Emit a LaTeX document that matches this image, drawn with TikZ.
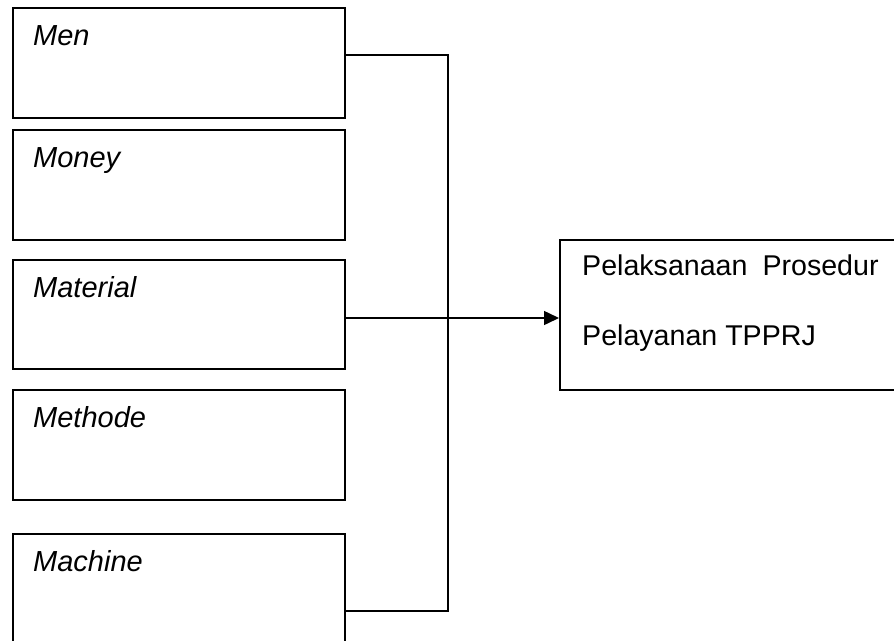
\documentclass[tikz,border=0pt]{standalone}
\usepackage{fontspec}
\setmainfont{Liberation Sans}
\usetikzlibrary{arrows.meta}
\begin{document}
\begin{tikzpicture}[x=1pt,y=-1pt,
  inbox/.style={draw, line width=1.5pt, rectangle, inner sep=0pt},
  lbl/.style={anchor=base west, inner sep=0pt, font=\fontsize{29}{35}\selectfont\itshape},
  rlbl/.style={anchor=base west, inner sep=0pt, font=\fontsize{28.6}{35}\selectfont},
  conn/.style={line width=1.5pt}]
\useasboundingbox (0,0) rectangle (894,640);
\clip (0,0) rectangle (894,640);
% input boxes
\node[inbox, minimum width=332pt, minimum height=110pt, anchor=north west] (men) at (12,7) {};
\node[inbox, minimum width=332pt, minimum height=110pt, anchor=north west] (money) at (12,129) {};
\node[inbox, minimum width=332pt, minimum height=109pt, anchor=north west] (material) at (12,259) {};
\node[inbox, minimum width=332pt, minimum height=110pt, anchor=north west] (methode) at (12,389) {};
\node[inbox, minimum width=332pt, minimum height=120pt, anchor=north west] (machine) at (12,533) {};
% labels
\node[lbl] (tmen) at (33,45) {Men};
\node[lbl] (tmoney) at (33,167) {Money};
\node[lbl] (tmaterial) at (33,297) {Material};
\node[lbl] (tmethode) at (33,427) {Methode};
\node[lbl] (tmachine) at (33,571) {Machine};
% result box
\node[inbox, minimum width=360pt, minimum height=150pt, anchor=north west] (result) at (559,239) {};
\node[rlbl] (r1) at (582,275) {Pelaksanaan\hspace{15pt}Prosedur};
\node[rlbl] (r2) at (582,345) {Pelayanan TPPRJ};
% connectors
\coordinate (bt) at (448,55);
\coordinate (bm) at (448,318);
\coordinate (bb) at (448,611);
\draw[conn] (men.east |- bt) -- (bt) -- (bb) -- (machine.east |- bb);
\draw[conn] (material.east |- bm) -- (bm);
\draw[conn, -{Triangle[length=15pt,width=14pt]}] (bm) -- (result.west |- bm);
\end{tikzpicture}
\end{document}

▸ EXERCISE REQUIREMENTS: Keep the pictures out of the copy and return the rest of the data above exactly.

▸ REPLY TO THE EXERCISE:
Emit a LaTeX document that matches this image, drawn with TikZ.
\documentclass[tikz,border=0pt]{standalone}
\usepackage{fontspec}
\setmainfont{Liberation Sans}
\usetikzlibrary{arrows.meta}
\begin{document}
\begin{tikzpicture}[x=1pt,y=-1pt,
  inbox/.style={draw, line width=1.5pt, rectangle, inner sep=0pt},
  lbl/.style={anchor=base west, inner sep=0pt, font=\fontsize{29}{35}\selectfont\itshape},
  rlbl/.style={anchor=base west, inner sep=0pt, font=\fontsize{28.6}{35}\selectfont},
  conn/.style={line width=1.5pt}]
\useasboundingbox (0,0) rectangle (894,640);
\clip (0,0) rectangle (894,640);
% input boxes
\node[inbox, minimum width=332pt, minimum height=110pt, anchor=north west] (men) at (12,7) {};
\node[inbox, minimum width=332pt, minimum height=110pt, anchor=north west] (money) at (12,129) {};
\node[inbox, minimum width=332pt, minimum height=109pt, anchor=north west] (material) at (12,259) {};
\node[inbox, minimum width=332pt, minimum height=110pt, anchor=north west] (methode) at (12,389) {};
\node[inbox, minimum width=332pt, minimum height=120pt, anchor=north west] (machine) at (12,533) {};
% labels
\node[lbl] (tmen) at (33,45) {Men};
\node[lbl] (tmoney) at (33,167) {Money};
\node[lbl] (tmaterial) at (33,297) {Material};
\node[lbl] (tmethode) at (33,427) {Methode};
\node[lbl] (tmachine) at (33,571) {Machine};
% result box
\node[inbox, minimum width=360pt, minimum height=150pt, anchor=north west] (result) at (559,239) {};
\node[rlbl] (r1) at (582,275) {Pelaksanaan\hspace{15pt}Prosedur};
\node[rlbl] (r2) at (582,345) {Pelayanan TPPRJ};
% connectors
\coordinate (bt) at (448,55);
\coordinate (bm) at (448,318);
\coordinate (bb) at (448,611);
\draw[conn] (men.east |- bt) -- (bt) -- (bb) -- (machine.east |- bb);
\draw[conn] (material.east |- bm) -- (bm);
\draw[conn, -{Triangle[length=15pt,width=14pt]}] (bm) -- (result.west |- bm);
\end{tikzpicture}
\end{document}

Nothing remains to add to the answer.